I have two Excel files, I want to remove rows from the first file excel1 who are not in the second file excel2 with an R insctruction.
Here is my escounted result. What should I do ?
You can read the csv files first
excel1<-read.csv("excel1.csv", header=T)
excel2<-read.csv("excel2.csv", header=T)
excel1.excel2<-setdiff(excel1, excel2)
You can also refer to this post to help you prepare reproducible examples: How to make a great R reproducible example?
I finally get this code.
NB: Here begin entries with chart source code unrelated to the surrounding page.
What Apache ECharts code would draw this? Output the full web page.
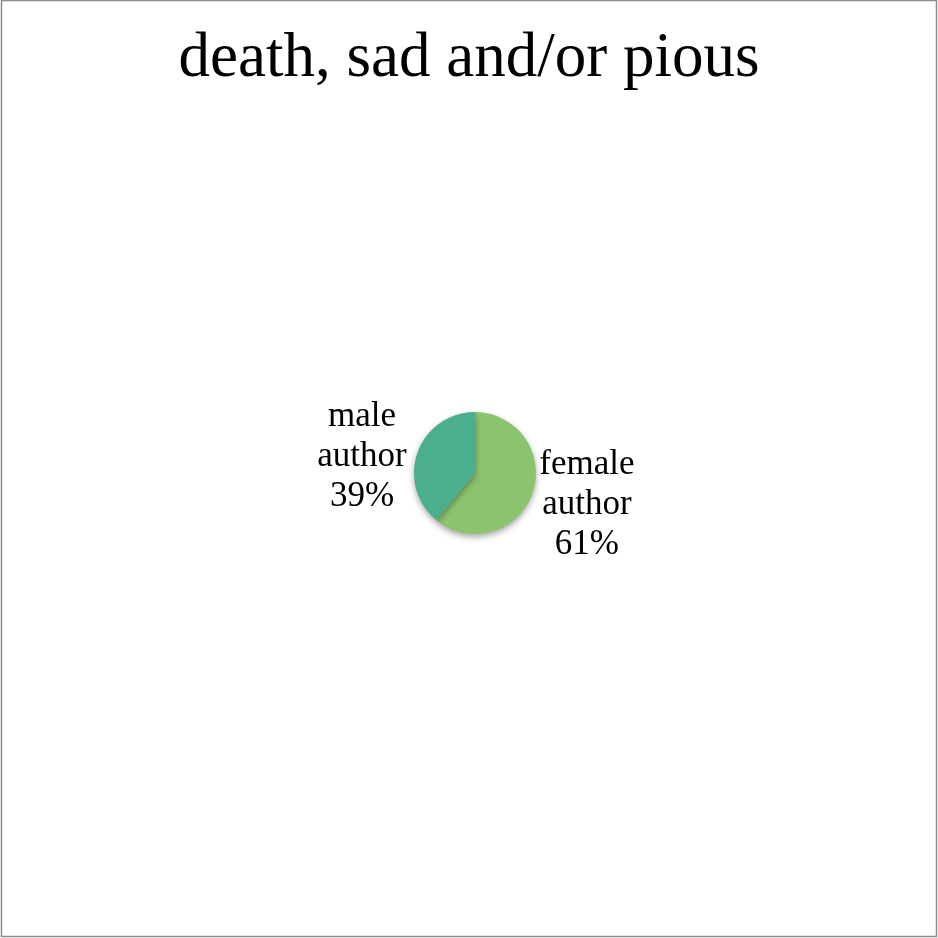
<!DOCTYPE html>
<html>
<head>
<meta charset="utf-8">
<script src="https://cdn.jsdelivr.net/npm/echarts@6/dist/echarts.min.js"></script>
<style>html,body{margin:0;padding:0;background:#fff}#c{width:938px;height:938px}</style>
</head>
<body>
<div id="c"></div>
<script>
const titleText = 'death, sad and/or pious';
const categories = ['female\nauthor', 'male\nauthor'];
const values = [61, 39];
const colors = ['#8cc36f', '#4bae8e'];

const chart = echarts.init(document.getElementById('c'));
chart.setOption({
  backgroundColor: '#ffffff',
  title: {
    text: titleText,
    left: 'center',
    top: 23,
    textStyle: {fontFamily: 'Liberation Serif', fontSize: 63, fontWeight: 'normal', color: '#000'}
  },
  graphic: [{
    type: 'rect',
    shape: {x: 1.5, y: 0.5, width: 935, height: 936},
    style: {fill: 'none', stroke: '#8c8c8c', lineWidth: 1.5},
    silent: true
  }],
  series: [{
    type: 'pie',
    center: [475, 473],
    radius: 61,
    startAngle: 90,
    clockwise: true,
    animation: false,
    data: categories.map((c, i) => ({name: c, value: values[i], itemStyle: {color: colors[i]}})),
    itemStyle: {shadowBlur: 6, shadowOffsetY: 3, shadowColor: 'rgba(0,0,0,0.35)'},
    label: {
      show: true,
      position: 'outside',
      formatter: p => p.name + '\n' + p.value + '%',
      fontFamily: 'Liberation Serif',
      fontSize: 35,
      lineHeight: 40,
      color: '#000'
    },
    labelLine: {show: false, length: 2, length2: 0},
    labelLayout: function (params) {
      const r = params.labelRect;
      const left = params.dataIndex === 1;
      return {
        x: r.x + r.width / 2 + (left ? -4 : 0),
        y: r.y + r.height / 2 + (left ? 5 : 10),
        align: 'center',
        verticalAlign: 'middle'
      };
    }
  }]
});
</script>
</body>
</html>
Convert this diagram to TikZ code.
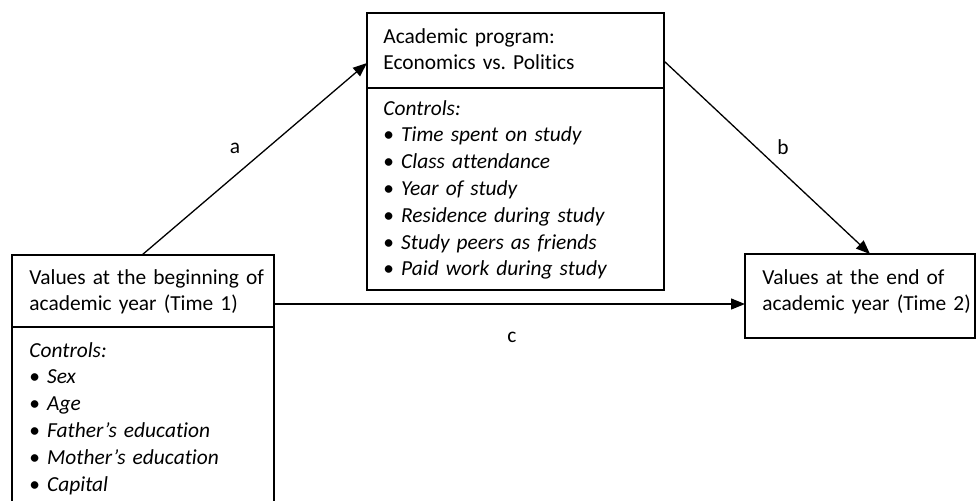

Of course maybe there are better approaches, but this do the trick you'd like!
excel.1 <- data.frame(V1 = c(4,4,8,6,7), V2 = c(5,3,6,9,2))
excel.2 <- data.frame(V1 = c(7,8,4), V2 = c(2,6,3))
a <- expand.grid(1:nrow(excel.1), 1:nrow(excel.2))
a <- t(a)
log.vec <- matrix(nrow = ncol(a), ncol = ncol(excel.2))
for (comb in 1:ncol(a)){
log.vec[comb, ] <- excel.1[a[1, comb], ] == excel.2[a[2, comb], ]
}
log.vec <- cbind(log.vec, rowSums(log.vec))
equal <- a[, log.vec[, 3] == 2]
new.matrix <- excel.1[-equal[1,], ]